O fato é que grupos conservadores, particularmente os evangélicos, parecem ter reconhecido o Conselho Tutelar como uma instituição que pode exercer influência sobre algumas de suas pautas prioritárias e que, portanto, deve ser ocupada. Mais ainda, esses grupos parecem ter concluído que os Conselhos Tutelares se tornaram espaços de entrada na política, uma espécie de primeiro degrau para voos mais altos, como as câmaras de vereadores. Além de serem funções com capilaridade social, possibilitam o exercício de uma agenda assistencialista que se aproxima daquela tipicamente praticada por igrejas.
Grupos progressistas e partidos de esquerda também mobilizaram esforços para a eleição. Houve tanto quem se articulasse de forma reativa, para evitar a ocupação desse espaço por forças políticas e religiosas antagônicas aos seus interesses, como também se percebeu a articulação ativa de valorização desses espaços para a reconstrução de bases políticas perdidas nos últimos anos.
Embora a intensa movimentação política tenha ofuscado a institucionalidade da função, as atribuições dos conselheiros carregam uma parcela de poder difuso, distribuído em pequenas doses para cada um desses milhares de coletivos espalhados pelo país. Dialogam com o poder executivo e judiciário, com crianças e adolescentes, pais ou responsáveis, profissionais da saúde, educação, líderes comunitários e outros com conselheiros. Os conselhos podem fiscalizar entidades governamentais, requisitar serviços públicos, encaminhar notícias sobre violação de direitos das crianças e adolescentes ao Ministério Público, solicitar medidas de perda ou suspensão do pátrio poder, promover ações educativas, dentre outros poderes que complementam funções de estado. Como se vê, conselheiros tutelares articulados podem ser capazes de movimentar agendas políticas e fazer mover instituições de investigação.
Uma leitura rápida do contexto da eleição pode até preocupar. Evidentemente, há risco de desvio de finalidade em ambientes carregados de interesses externos às atribuições do cargo. Mas, superado o calor eleitoral, conselheiros se encontrarão com um enorme campo de atuação suprapartidária que se apresenta no Brasil, a exemplo dos casos de abuso sexual de crianças e adolescentes, que compreende 67,9% dos casos registrados no país (IPEA, 2017), e dos elevados índices de evasão escolar - são 2 milhões de crianças e adolescentes de 4 a 17 anos fora da escola no Brasil (Inep, 2018).

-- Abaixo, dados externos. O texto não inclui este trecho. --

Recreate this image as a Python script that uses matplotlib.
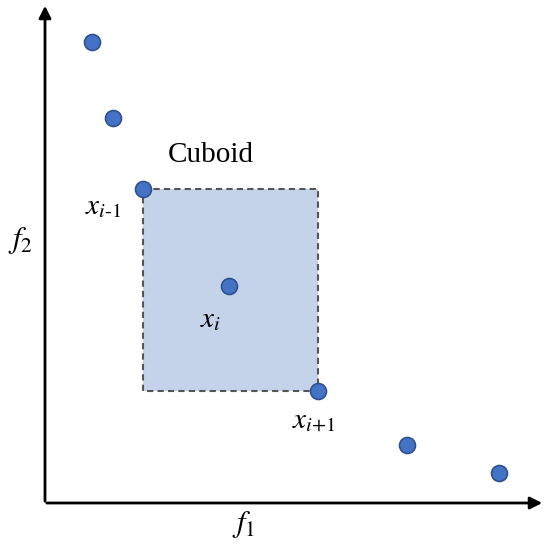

O aumento do interesse pela posição de conselheiro tutelar deve trazer consequências positivas. Isso porque espaços públicos que não mobilizam interessados correm risco de abandono e irrelevância. Os conselhos tutelares entraram no radar da sociedade e isso deve se reverter em fiscalização da atuação dos eleitos e motivação para o trabalho de conselheiros sérios.
*As opiniões expressas neste artigo são de responsabilidade exclusiva do(s) autor(es), não refletindo necessariamente a posição institucional da FGV.